An ontological coach helps the client to consider who she is by the language she uses, the emotions and moods she lives, and in the way her body supports her in living the life she strives for. We do have the ability to change and grow and much of that depends on her choices.
There is no denying that clients are looking for the tools, skills, and processes to be more effective in their lives. In other words, they seek new behaviors to help them achieve a higher order of satisfaction both professionally and personally. These are necessary ingredients of the coaching toolkit.
These behaviors can be found in many books or modeled by others they know or taught in leadership and management programs. They are available.
What prevents people from incorporating the beneficial behaviors is how they see the world. For instance, if you see the world as hostile, you would become equipped for battle. If you see yourself as incompetent, you are less likely to promote yourself.
While language has for eons been considered a tool to define the world so we share a common vocabulary, it is also a tool for crafting the life we wish to lead. We need the distinctions language gives us so we understand our universe better.
Language also creates new worlds. There are 5 categories of speech that we examine. These are requests, offers, promises, assertions, and declarations. Briefly, requests make it possible for us to gain support. Offers are ways to extend our contributions to others and the world. Promises are commitments to take action. Assertions are facts and evidence to ground our statements. Declarations set the context for future action. “You’re hired” shifts the world for both the manager and the new person coming on board.

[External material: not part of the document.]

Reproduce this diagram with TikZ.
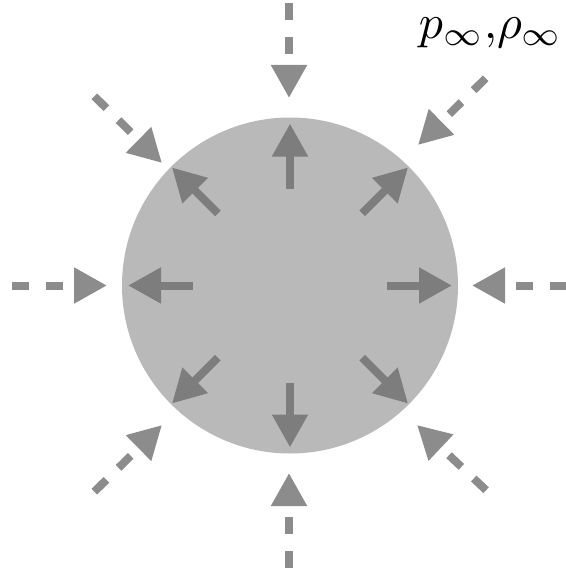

One huge area for exploration are our assessments (rather than facts) of a situation, a person, or ourself. We often just plain make stuff up about what a person meant or what caliber of individual someone is. We just might be wrong. If we assess that someone is not dependable based on limited information, we might bypass an opportunity to work with someone who really is just the person you needed for a project.
Clients, and me too, benefit from exploring which we do too much of, to little of, or too poorly.
Emotions and moods determine what we are motivated to do or to avoid. We can change those moods. We need not be at the affect of them.
Leaders must pay attention to others’ moods and address them in order have more motivated people on the job.
Our body either works for or against us as we broadcast our moods or emotions, our intentions, our ideas, our confidence, our credibility, our caring. Try telling someone how excited and enthused you are sitting slumped in a chair with your eyes looking down. You can’t. People are stumped. Should they believe the message in the words or in the body? They’ll choose the one they want to believe and be disappointed later.
Once the body, language, and emotions are congruent, then the tools and new behaviors, tools, or skills can be incorporated easily. Otherwise they are only spray paint that makes you look good temporarily. The structure has not been prepared to maintain the new paing.